## START Available data

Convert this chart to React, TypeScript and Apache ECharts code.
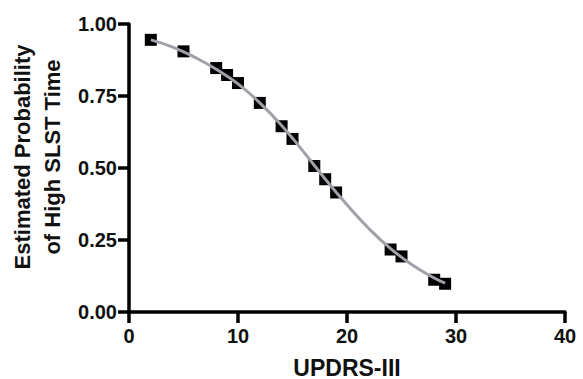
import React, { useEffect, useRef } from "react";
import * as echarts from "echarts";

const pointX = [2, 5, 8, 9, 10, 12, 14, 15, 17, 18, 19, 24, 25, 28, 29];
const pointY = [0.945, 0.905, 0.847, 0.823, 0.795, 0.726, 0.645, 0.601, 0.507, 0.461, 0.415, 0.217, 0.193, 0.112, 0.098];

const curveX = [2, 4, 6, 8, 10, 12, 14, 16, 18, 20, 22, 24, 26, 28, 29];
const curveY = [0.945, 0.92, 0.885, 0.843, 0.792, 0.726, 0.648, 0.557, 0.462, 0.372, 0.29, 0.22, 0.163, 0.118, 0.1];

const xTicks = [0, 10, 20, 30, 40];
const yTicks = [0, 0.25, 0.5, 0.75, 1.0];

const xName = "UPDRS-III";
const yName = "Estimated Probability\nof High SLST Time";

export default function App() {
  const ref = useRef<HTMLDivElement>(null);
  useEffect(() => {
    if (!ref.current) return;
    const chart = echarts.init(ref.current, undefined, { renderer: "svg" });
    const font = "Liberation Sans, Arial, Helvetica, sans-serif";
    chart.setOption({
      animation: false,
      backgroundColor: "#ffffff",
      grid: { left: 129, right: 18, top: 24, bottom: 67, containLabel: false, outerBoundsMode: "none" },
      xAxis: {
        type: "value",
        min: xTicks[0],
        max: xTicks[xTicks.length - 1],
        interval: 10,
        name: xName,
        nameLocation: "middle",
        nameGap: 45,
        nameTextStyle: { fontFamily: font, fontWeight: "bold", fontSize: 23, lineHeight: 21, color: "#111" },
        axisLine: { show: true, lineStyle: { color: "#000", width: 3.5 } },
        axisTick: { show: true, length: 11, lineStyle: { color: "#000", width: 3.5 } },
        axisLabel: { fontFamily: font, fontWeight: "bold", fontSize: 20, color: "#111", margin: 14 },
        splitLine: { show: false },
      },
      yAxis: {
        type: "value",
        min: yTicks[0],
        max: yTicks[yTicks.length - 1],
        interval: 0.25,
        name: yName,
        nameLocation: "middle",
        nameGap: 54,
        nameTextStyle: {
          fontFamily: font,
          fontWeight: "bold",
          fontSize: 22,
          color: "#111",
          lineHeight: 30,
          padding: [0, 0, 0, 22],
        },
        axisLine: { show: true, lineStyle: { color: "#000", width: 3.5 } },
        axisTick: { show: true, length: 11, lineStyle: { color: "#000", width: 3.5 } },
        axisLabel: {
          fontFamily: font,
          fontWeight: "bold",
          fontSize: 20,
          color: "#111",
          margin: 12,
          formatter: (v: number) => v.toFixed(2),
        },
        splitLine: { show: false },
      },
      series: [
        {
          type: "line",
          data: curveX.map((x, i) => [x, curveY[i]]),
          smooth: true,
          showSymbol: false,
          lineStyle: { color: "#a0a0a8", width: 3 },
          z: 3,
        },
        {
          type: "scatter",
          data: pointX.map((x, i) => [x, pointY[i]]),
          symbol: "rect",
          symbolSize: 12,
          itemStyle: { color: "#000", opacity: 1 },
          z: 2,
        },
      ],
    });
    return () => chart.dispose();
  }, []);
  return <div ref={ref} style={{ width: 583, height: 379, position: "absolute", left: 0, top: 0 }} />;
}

## END Available data

Reproduce each line exactly as it appears, omitting the pictures.

→ **Task output**
Convert this chart to React, TypeScript and Apache ECharts code.
import React, { useEffect, useRef } from "react";
import * as echarts from "echarts";

const pointX = [2, 5, 8, 9, 10, 12, 14, 15, 17, 18, 19, 24, 25, 28, 29];
const pointY = [0.945, 0.905, 0.847, 0.823, 0.795, 0.726, 0.645, 0.601, 0.507, 0.461, 0.415, 0.217, 0.193, 0.112, 0.098];

const curveX = [2, 4, 6, 8, 10, 12, 14, 16, 18, 20, 22, 24, 26, 28, 29];
const curveY = [0.945, 0.92, 0.885, 0.843, 0.792, 0.726, 0.648, 0.557, 0.462, 0.372, 0.29, 0.22, 0.163, 0.118, 0.1];

const xTicks = [0, 10, 20, 30, 40];
const yTicks = [0, 0.25, 0.5, 0.75, 1.0];

const xName = "UPDRS-III";
const yName = "Estimated Probability\nof High SLST Time";

export default function App() {
  const ref = useRef<HTMLDivElement>(null);
  useEffect(() => {
    if (!ref.current) return;
    const chart = echarts.init(ref.current, undefined, { renderer: "svg" });
    const font = "Liberation Sans, Arial, Helvetica, sans-serif";
    chart.setOption({
      animation: false,
      backgroundColor: "#ffffff",
      grid: { left: 129, right: 18, top: 24, bottom: 67, containLabel: false, outerBoundsMode: "none" },
      xAxis: {
        type: "value",
        min: xTicks[0],
        max: xTicks[xTicks.length - 1],
        interval: 10,
        name: xName,
        nameLocation: "middle",
        nameGap: 45,
        nameTextStyle: { fontFamily: font, fontWeight: "bold", fontSize: 23, lineHeight: 21, color: "#111" },
        axisLine: { show: true, lineStyle: { color: "#000", width: 3.5 } },
        axisTick: { show: true, length: 11, lineStyle: { color: "#000", width: 3.5 } },
        axisLabel: { fontFamily: font, fontWeight: "bold", fontSize: 20, color: "#111", margin: 14 },
        splitLine: { show: false },
      },
      yAxis: {
        type: "value",
        min: yTicks[0],
        max: yTicks[yTicks.length - 1],
        interval: 0.25,
        name: yName,
        nameLocation: "middle",
        nameGap: 54,
        nameTextStyle: {
          fontFamily: font,
          fontWeight: "bold",
          fontSize: 22,
          color: "#111",
          lineHeight: 30,
          padding: [0, 0, 0, 22],
        },
        axisLine: { show: true, lineStyle: { color: "#000", width: 3.5 } },
        axisTick: { show: true, length: 11, lineStyle: { color: "#000", width: 3.5 } },
        axisLabel: {
          fontFamily: font,
          fontWeight: "bold",
          fontSize: 20,
          color: "#111",
          margin: 12,
          formatter: (v: number) => v.toFixed(2),
        },
        splitLine: { show: false },
      },
      series: [
        {
          type: "line",
          data: curveX.map((x, i) => [x, curveY[i]]),
          smooth: true,
          showSymbol: false,
          lineStyle: { color: "#a0a0a8", width: 3 },
          z: 3,
        },
        {
          type: "scatter",
          data: pointX.map((x, i) => [x, pointY[i]]),
          symbol: "rect",
          symbolSize: 12,
          itemStyle: { color: "#000", opacity: 1 },
          z: 2,
        },
      ],
    });
    return () => chart.dispose();
  }, []);
  return <div ref={ref} style={{ width: 583, height: 379, position: "absolute", left: 0, top: 0 }} />;
}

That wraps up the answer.